### [STATED PROBLEM]
Transcribe the material word for word, but without the images.

### [INFORMATION PROVIDED]
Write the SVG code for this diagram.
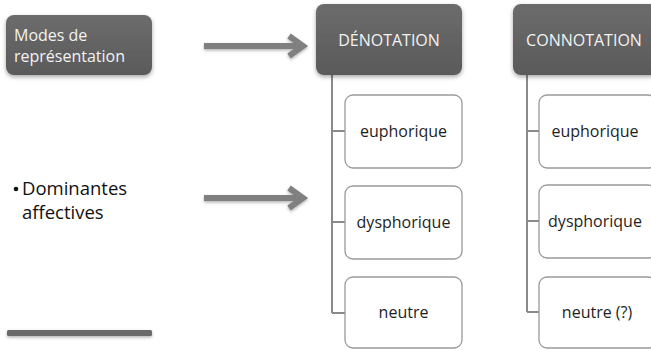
<svg xmlns="http://www.w3.org/2000/svg" width="651" height="350" viewBox="0 0 651 350">
  <defs>
    <linearGradient id="hdr" x1="0" y1="0" x2="0" y2="1">
      <stop offset="0" stop-color="#6c6c6c"/>
      <stop offset="1" stop-color="#5a5a5a"/>
    </linearGradient>
    <filter id="sh" x="-10%" y="-10%" width="120%" height="130%">
      <feDropShadow dx="0" dy="2" stdDeviation="2" flood-color="#000" flood-opacity="0.35"/>
    </filter>
    <filter id="sh2" x="-10%" y="-50%" width="120%" height="250%">
      <feDropShadow dx="0" dy="1.5" stdDeviation="1.5" flood-color="#000" flood-opacity="0.3"/>
    </filter>
  </defs>
  <style>
    .hdr { fill: url(#hdr); filter: url(#sh); }
    .hdrt { font-family: "Open Sans", "Noto Sans", sans-serif; font-size: 16px; fill: #f2f2f2; }
    .child { fill: #ffffff; stroke: #9a9a9a; stroke-width: 1.3; }
    .ct { font-family: "Open Sans", "Noto Sans", sans-serif; font-size: 16px; fill: #1e1e1e; text-anchor: middle; }
    .conn { fill: none; stroke: #8a8a8a; stroke-width: 2; }
    .arrow { fill: none; stroke: #808080; stroke-width: 6; filter: url(#sh2); }
    .lt { font-family: "Open Sans", "Noto Sans", sans-serif; font-size: 18.5px; fill: #111; }
  </style>
  <rect width="651" height="350" fill="#ffffff"/>

  <g id="connectors">
    <path class="conn" d="M332,75 V313 M332,131 H345 M332,222 H345 M332,313 H345"/>
    <path class="conn" d="M527,75 V312 M527,131 H539 M527,221 H539 M527,312 H539"/>
    <g id="arrow1">
      <path class="arrow" d="M204,46 H302 M289,36 L303,46 L289,56"/>
    </g>
    <g id="arrow2">
      <path class="arrow" d="M204,198 H302 M289,188 L303,198 L289,208"/>
    </g>
  </g>

  <g id="modes">
    <rect class="hdr" x="6" y="15" width="146" height="60" rx="8"/>
    <text class="hdrt" x="14" y="41">Modes de</text>
    <text class="hdrt" x="14" y="62">représentation</text>
  </g>

  <g id="dominantes">
    <circle cx="16" cy="189" r="2.3" fill="#111"/>
    <text class="lt" x="22" y="195">Dominantes</text>
    <text class="lt" x="22" y="219">affectives</text>
  </g>

  <g id="bar">
    <rect x="7" y="330" width="145" height="6" rx="1.5" fill="#6a6a6a" filter="url(#sh2)"/>
  </g>

  <g id="denotation">
    <rect class="hdr" x="316" y="4" width="146" height="71" rx="8"/>
    <text class="hdrt" x="389" y="46" text-anchor="middle">DÉNOTATION</text>
  </g>
  <g id="den-euph">
    <rect class="child" x="345" y="95" width="117" height="73" rx="8"/>
    <text class="ct" x="403.5" y="137">euphorique</text>
  </g>
  <g id="den-dysph">
    <rect class="child" x="345" y="186" width="117" height="73" rx="8"/>
    <text class="ct" x="403.5" y="228">dysphorique</text>
  </g>
  <g id="den-neutre">
    <rect class="child" x="345" y="277" width="117" height="71" rx="8"/>
    <text class="ct" x="403.5" y="318">neutre</text>
  </g>

  <g id="connotation">
    <rect class="hdr" x="513" y="4" width="146" height="71" rx="8"/>
    <text class="hdrt" x="584" y="46" text-anchor="middle">CONNOTATION</text>
  </g>
  <g id="con-euph">
    <rect class="child" x="539" y="95" width="117" height="73" rx="8"/>
    <text class="ct" x="595" y="137">euphorique</text>
  </g>
  <g id="con-dysph">
    <rect class="child" x="539" y="185" width="117" height="73" rx="8"/>
    <text class="ct" x="595" y="227">dysphorique</text>
  </g>
  <g id="con-neutre">
    <rect class="child" x="539" y="277" width="117" height="71" rx="8"/>
    <text class="ct" x="597" y="318">neutre (?)</text>
  </g>
</svg>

### [OUTPUT OF THE EXERCISE]
Write the SVG code for this diagram.
<svg xmlns="http://www.w3.org/2000/svg" width="651" height="350" viewBox="0 0 651 350">
  <defs>
    <linearGradient id="hdr" x1="0" y1="0" x2="0" y2="1">
      <stop offset="0" stop-color="#6c6c6c"/>
      <stop offset="1" stop-color="#5a5a5a"/>
    </linearGradient>
    <filter id="sh" x="-10%" y="-10%" width="120%" height="130%">
      <feDropShadow dx="0" dy="2" stdDeviation="2" flood-color="#000" flood-opacity="0.35"/>
    </filter>
    <filter id="sh2" x="-10%" y="-50%" width="120%" height="250%">
      <feDropShadow dx="0" dy="1.5" stdDeviation="1.5" flood-color="#000" flood-opacity="0.3"/>
    </filter>
  </defs>
  <style>
    .hdr { fill: url(#hdr); filter: url(#sh); }
    .hdrt { font-family: "Open Sans", "Noto Sans", sans-serif; font-size: 16px; fill: #f2f2f2; }
    .child { fill: #ffffff; stroke: #9a9a9a; stroke-width: 1.3; }
    .ct { font-family: "Open Sans", "Noto Sans", sans-serif; font-size: 16px; fill: #1e1e1e; text-anchor: middle; }
    .conn { fill: none; stroke: #8a8a8a; stroke-width: 2; }
    .arrow { fill: none; stroke: #808080; stroke-width: 6; filter: url(#sh2); }
    .lt { font-family: "Open Sans", "Noto Sans", sans-serif; font-size: 18.5px; fill: #111; }
  </style>
  <rect width="651" height="350" fill="#ffffff"/>

  <g id="connectors">
    <path class="conn" d="M332,75 V313 M332,131 H345 M332,222 H345 M332,313 H345"/>
    <path class="conn" d="M527,75 V312 M527,131 H539 M527,221 H539 M527,312 H539"/>
    <g id="arrow1">
      <path class="arrow" d="M204,46 H302 M289,36 L303,46 L289,56"/>
    </g>
    <g id="arrow2">
      <path class="arrow" d="M204,198 H302 M289,188 L303,198 L289,208"/>
    </g>
  </g>

  <g id="modes">
    <rect class="hdr" x="6" y="15" width="146" height="60" rx="8"/>
    <text class="hdrt" x="14" y="41">Modes de</text>
    <text class="hdrt" x="14" y="62">représentation</text>
  </g>

  <g id="dominantes">
    <circle cx="16" cy="189" r="2.3" fill="#111"/>
    <text class="lt" x="22" y="195">Dominantes</text>
    <text class="lt" x="22" y="219">affectives</text>
  </g>

  <g id="bar">
    <rect x="7" y="330" width="145" height="6" rx="1.5" fill="#6a6a6a" filter="url(#sh2)"/>
  </g>

  <g id="denotation">
    <rect class="hdr" x="316" y="4" width="146" height="71" rx="8"/>
    <text class="hdrt" x="389" y="46" text-anchor="middle">DÉNOTATION</text>
  </g>
  <g id="den-euph">
    <rect class="child" x="345" y="95" width="117" height="73" rx="8"/>
    <text class="ct" x="403.5" y="137">euphorique</text>
  </g>
  <g id="den-dysph">
    <rect class="child" x="345" y="186" width="117" height="73" rx="8"/>
    <text class="ct" x="403.5" y="228">dysphorique</text>
  </g>
  <g id="den-neutre">
    <rect class="child" x="345" y="277" width="117" height="71" rx="8"/>
    <text class="ct" x="403.5" y="318">neutre</text>
  </g>

  <g id="connotation">
    <rect class="hdr" x="513" y="4" width="146" height="71" rx="8"/>
    <text class="hdrt" x="584" y="46" text-anchor="middle">CONNOTATION</text>
  </g>
  <g id="con-euph">
    <rect class="child" x="539" y="95" width="117" height="73" rx="8"/>
    <text class="ct" x="595" y="137">euphorique</text>
  </g>
  <g id="con-dysph">
    <rect class="child" x="539" y="185" width="117" height="73" rx="8"/>
    <text class="ct" x="595" y="227">dysphorique</text>
  </g>
  <g id="con-neutre">
    <rect class="child" x="539" y="277" width="117" height="71" rx="8"/>
    <text class="ct" x="597" y="318">neutre (?)</text>
  </g>
</svg>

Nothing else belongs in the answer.